Başbakan Erdoğan son beş yıl boyunca cemaatin savcılarına ve polislerine övgüler dizdi; bazen de kendisini 330 adamıyla birlikte onların yerine koydu, bakanlar kurulunu tüm gövdesiyle siper etti.
Şu sözler başbakan Erdoğan’a ait binlerce cümleden sadece bazıları:
15 Temmuz 2008: (Ergenekon Davası) “Savcı millet adına vardır. İddia makamı millet adına oradadır. Baykal’ın dediği buysa evet ben de Ergenekon’un savcısıyım.”

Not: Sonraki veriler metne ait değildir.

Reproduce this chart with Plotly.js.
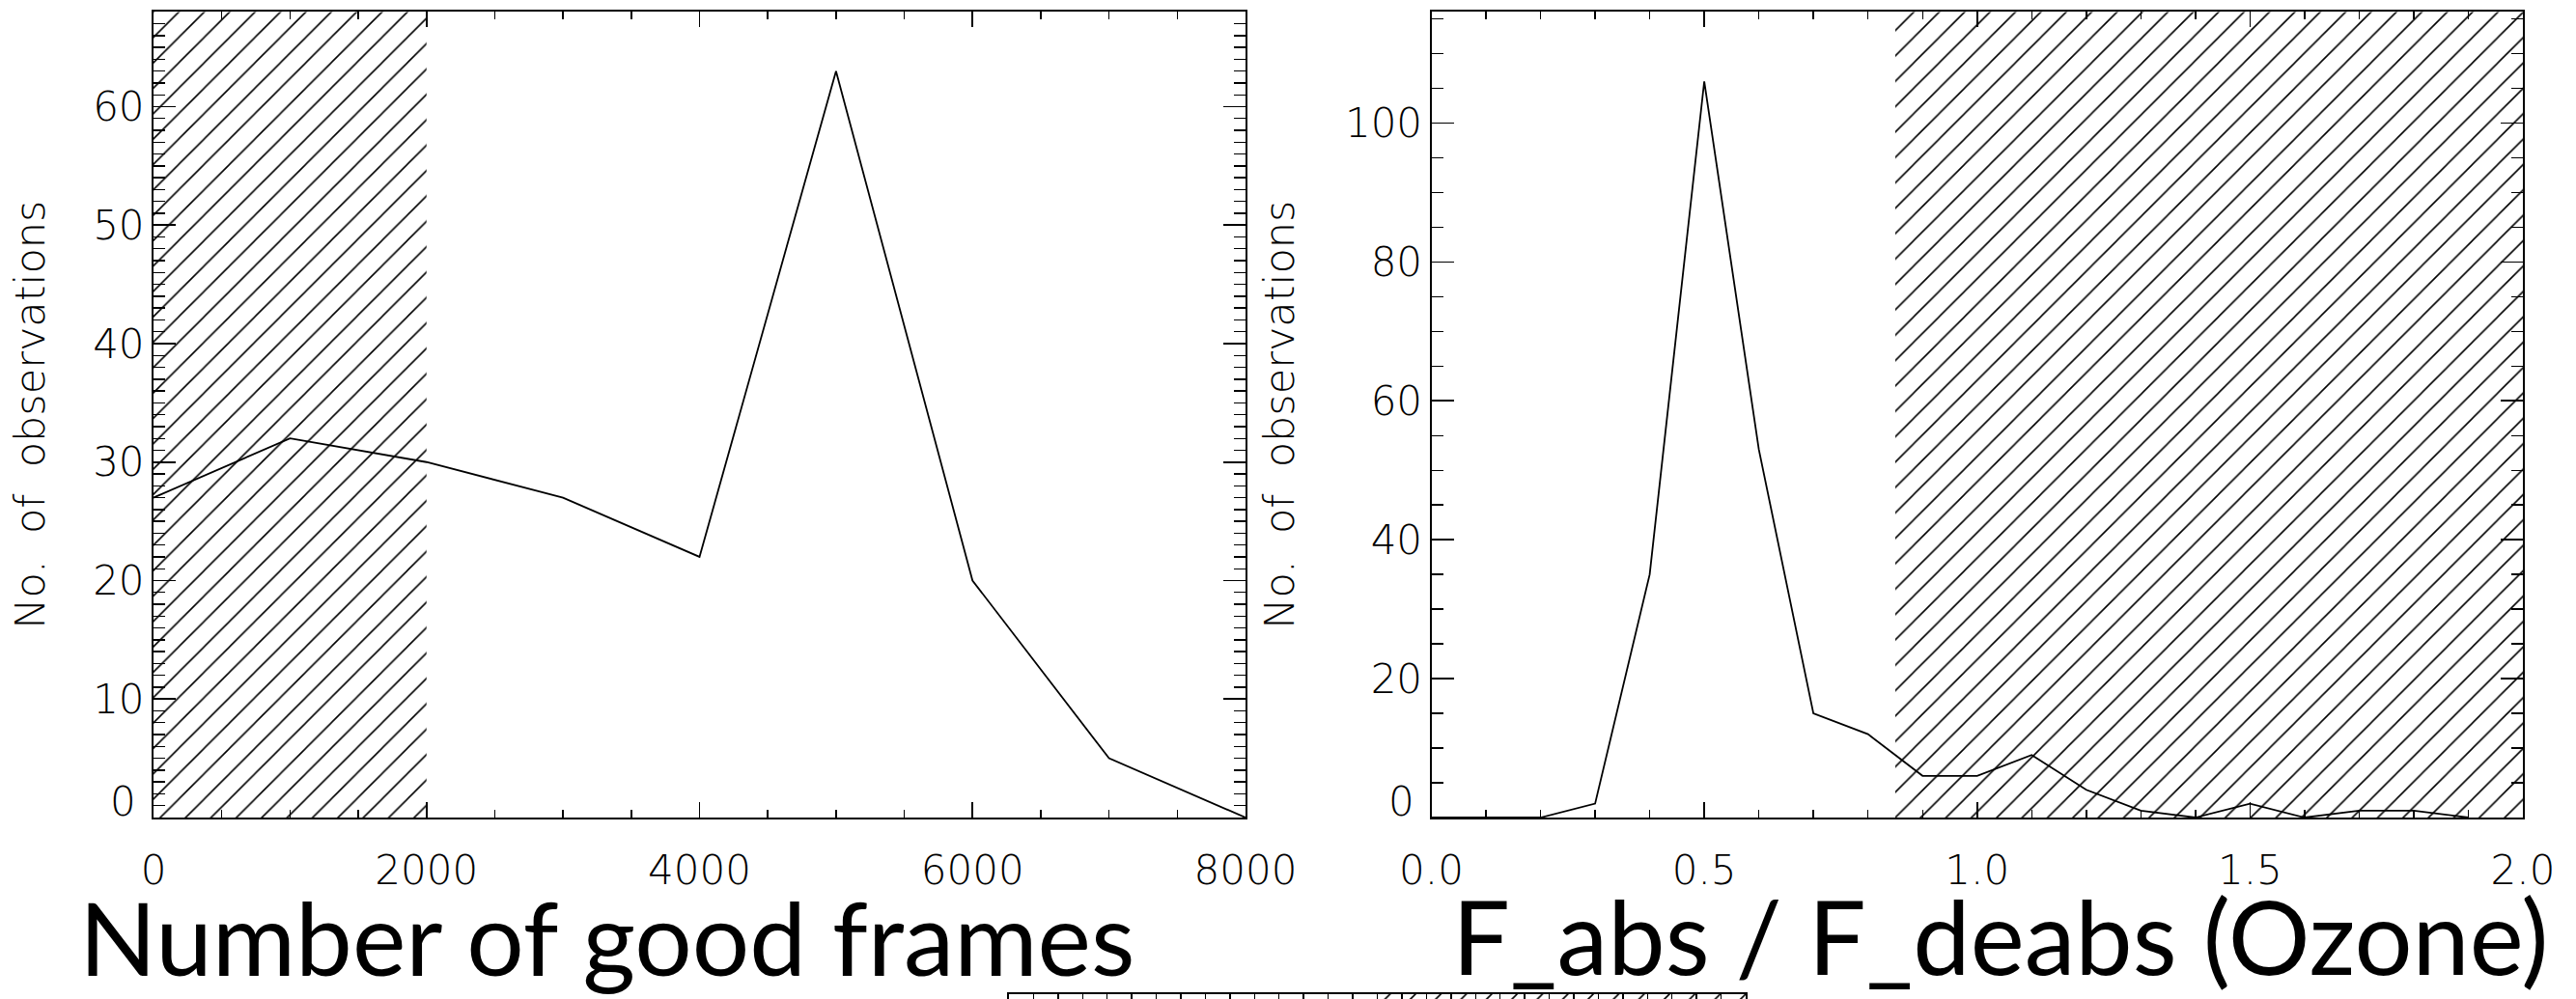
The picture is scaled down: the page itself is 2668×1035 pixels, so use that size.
<!DOCTYPE html>
<html>
<head>
<meta charset="utf-8">
<script src="https://cdn.plot.ly/plotly-3.0.1.min.js"></script>
<style>
  html, body { margin: 0; padding: 0; background: #ffffff; }
  #chart { width: 2668px; height: 1035px; }
</style>
</head>
<body>
<div id="chart"></div>
<script>
// ---- data ----
const framesX = [0, 1000, 2000, 3000, 4000, 5000, 6000, 7000, 8000];
const framesN = [27, 32, 30, 27, 22, 63, 20, 5, 0];

const ratioX = [0.0, 0.1, 0.2, 0.3, 0.4, 0.5, 0.6, 0.7, 0.8, 0.9, 1.0, 1.1, 1.2, 1.3, 1.4, 1.5, 1.6, 1.7, 1.8, 1.9];
const ratioN = [0, 0, 0, 2, 35, 106, 53, 15, 12, 6, 6, 9, 4, 1, 0, 2, 0, 1, 1, 0];

// hatched (rejected) intervals
const framesHatch = [0, 2000];
const ratioHatch = [0.85, 2.0];

// axis ranges
const framesXRange = [0, 8000];
const framesYRange = [0, 68];
const ratioXRange = [0, 2];
const ratioYRange = [0, 116];

// tick labels
const framesYTicks = [0, 10, 20, 30, 40, 50, 60];
const framesYText = ['', '10', '20', '30', '40', '50', '60'];
const ratioYTicks = [0, 20, 40, 60, 80, 100];
const ratioYText = ['', '20', '40', '60', '80', '100'];

// fragment of a panel cut off at the bottom edge
const fragRange = [0, 30];
const fragHatch = [15.2, 30];
const fragYRange = [0, 1];

const xTitleLeft = 'Number of good frames';
const xTitleRight = 'F_abs / F_deabs (Ozone)';
const yTitle = 'No.\u00a0 of\u00a0 observations';

// ---- helpers ----
function box(xs, ys) {
  return { x: [xs[0], xs[1], xs[1], xs[0], xs[0]], y: [ys[0], ys[0], ys[1], ys[1], ys[0]] };
}
function hatchTrace(xs, yr, xa, ya) {
  const b = box(xs, yr);
  return {
    type: 'scatter', mode: 'lines', x: b.x, y: b.y, xaxis: xa, yaxis: ya,
    fill: 'toself', fillcolor: 'rgba(0,0,0,0)',
    fillpattern: { shape: '/', size: 18.6, solidity: 0.085, fgcolor: '#000000', bgcolor: 'rgba(0,0,0,0)', fillmode: 'replace' },
    line: { width: 0, color: 'rgba(0,0,0,0)' },
    hoverinfo: 'skip', showlegend: false
  };
}

const tickFont = { family: 'DejaVu Sans', size: 42, weight: 200, color: '#000000' };
const titleFont = { family: 'DejaVu Sans', size: 43, weight: 200, color: '#000000' };
const bigFontL = { family: 'Lato', size: 105, color: '#000000' };
const bigFontR = { family: 'Lato', size: 106, color: '#000000' };

const rowDomain = [1 - 847 / 1035, 1 - 12.3 / 1035];

function xAxis(domain, range, dtick, minorDtick, anchor, fmt) {
  return {
    domain: domain, range: range, anchor: anchor,
    showline: true, linewidth: 2, linecolor: '#000000', mirror: 'allticks',
    ticks: 'inside', ticklen: 16, tickwidth: 1.6, tickcolor: '#000000',
    tick0: 0, dtick: dtick, tickformat: fmt,
    minor: { dtick: minorDtick, ticks: 'inside', ticklen: 8, tickwidth: 1.4, tickcolor: '#000000', showgrid: false },
    showgrid: false, zeroline: false,
    tickfont: tickFont, ticklabelstandoff: 17
  };
}
function yAxis(range, vals, text, minorDtick, anchor, standoff) {
  return {
    domain: rowDomain, range: range, anchor: anchor,
    showline: true, linewidth: 2, linecolor: '#000000', mirror: 'allticks',
    ticks: 'inside', ticklen: 23, tickwidth: 1.6, tickcolor: '#000000',
    tickmode: 'array', tickvals: vals, ticktext: text,
    minor: { dtick: minorDtick, ticks: 'inside', ticklen: 12, tickwidth: 1.4, tickcolor: '#000000', showgrid: false },
    showgrid: false, zeroline: false,
    tickfont: tickFont, ticklabelstandoff: -1,
    title: { text: yTitle, font: titleFont, standoff: standoff }
  };
}

const traces = [
  hatchTrace(framesHatch, framesYRange, 'x', 'y'),
  { type: 'scatter', mode: 'lines', x: framesX, y: framesN, xaxis: 'x', yaxis: 'y',
    line: { color: '#000000', width: 1.8 }, showlegend: false },
  hatchTrace(ratioHatch, ratioYRange, 'x2', 'y2'),
  { type: 'scatter', mode: 'lines', x: ratioX, y: ratioN, xaxis: 'x2', yaxis: 'y2',
    line: { color: '#000000', width: 1.8 }, showlegend: false },
  hatchTrace(fragHatch, fragYRange, 'x3', 'y3')
];

const layout = {
  width: 2668, height: 1035,
  margin: { l: 0, r: 0, t: 0, b: 0, pad: 0 },
  paper_bgcolor: '#ffffff', plot_bgcolor: '#ffffff',
  showlegend: false,
  xaxis: xAxis([159 / 2668, 1290 / 2668], framesXRange, 2000, 500, 'y', 'd'),
  yaxis: yAxis(framesYRange, framesYTicks, framesYText, 1, 'x', 36),
  xaxis2: xAxis([1482.5 / 2668, 2613 / 2668], ratioXRange, 0.5, 0.1, 'y2', '.1f'),
  yaxis2: yAxis(ratioYRange, ratioYTicks, ratioYText, 5, 'x2', 39),
  xaxis3: {
    domain: [1045 / 2668, 1808 / 2668], range: fragRange, anchor: 'y3', side: 'top',
    showline: true, linewidth: 2, linecolor: '#000000', mirror: false,
    ticks: 'inside', ticklen: 7, tickwidth: 1.4, tickcolor: '#000000', dtick: 1,
    showticklabels: false, showgrid: false, zeroline: false
  },
  yaxis3: {
    domain: [0, 5 / 1035], range: fragYRange, anchor: 'x3',
    showline: true, linewidth: 2, linecolor: '#000000', mirror: true,
    ticks: '', showticklabels: false, showgrid: false, zeroline: false
  },
  annotations: [
    { text: '0', xref: 'x', yref: 'y', x: 0, y: 0, xanchor: 'right', yanchor: 'bottom',
      xshift: -16, yshift: -10, showarrow: false, font: tickFont },
    { text: '0', xref: 'x2', yref: 'y2', x: 0, y: 0, xanchor: 'right', yanchor: 'bottom',
      xshift: -16, yshift: -10, showarrow: false, font: tickFont },
    { text: xTitleLeft, xref: 'paper', yref: 'paper', x: 80 / 2668, y: 0,
      xanchor: 'left', yanchor: 'bottom', showarrow: false, font: bigFontL },
    { text: xTitleRight, xref: 'paper', yref: 'paper', x: 1502 / 2668, y: 0,
      xanchor: 'left', yanchor: 'bottom', showarrow: false, font: bigFontR }
  ]
};

Plotly.newPlot('chart', traces, layout, { staticPlot: true, displayModeBar: false });
</script>
</body>
</html>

17 Şubat 2011: (Balyoz Davası) “Bu yargı süreci, TSK’yı daha da güçlendirecektir. Tüm iddialara net şekilde son verecek, zihinlerdeki soru işaretlerini ortadan kaldıracak süreçtir. Hukuka, yargıya güvenmek, Türkiye cumhuriyetine güvenen herkes için tek çıkar yoldur.”
25 Aralık 2012: (ODTÜ Olayları) “Polis görevini yaptı, akademisyenler görevi bıraksın!..”
1 Haziran 2013: (Gezi Parkı Eylemleri) “Polis taksim’de dün de vardı, bugün de var yarın da olacak.”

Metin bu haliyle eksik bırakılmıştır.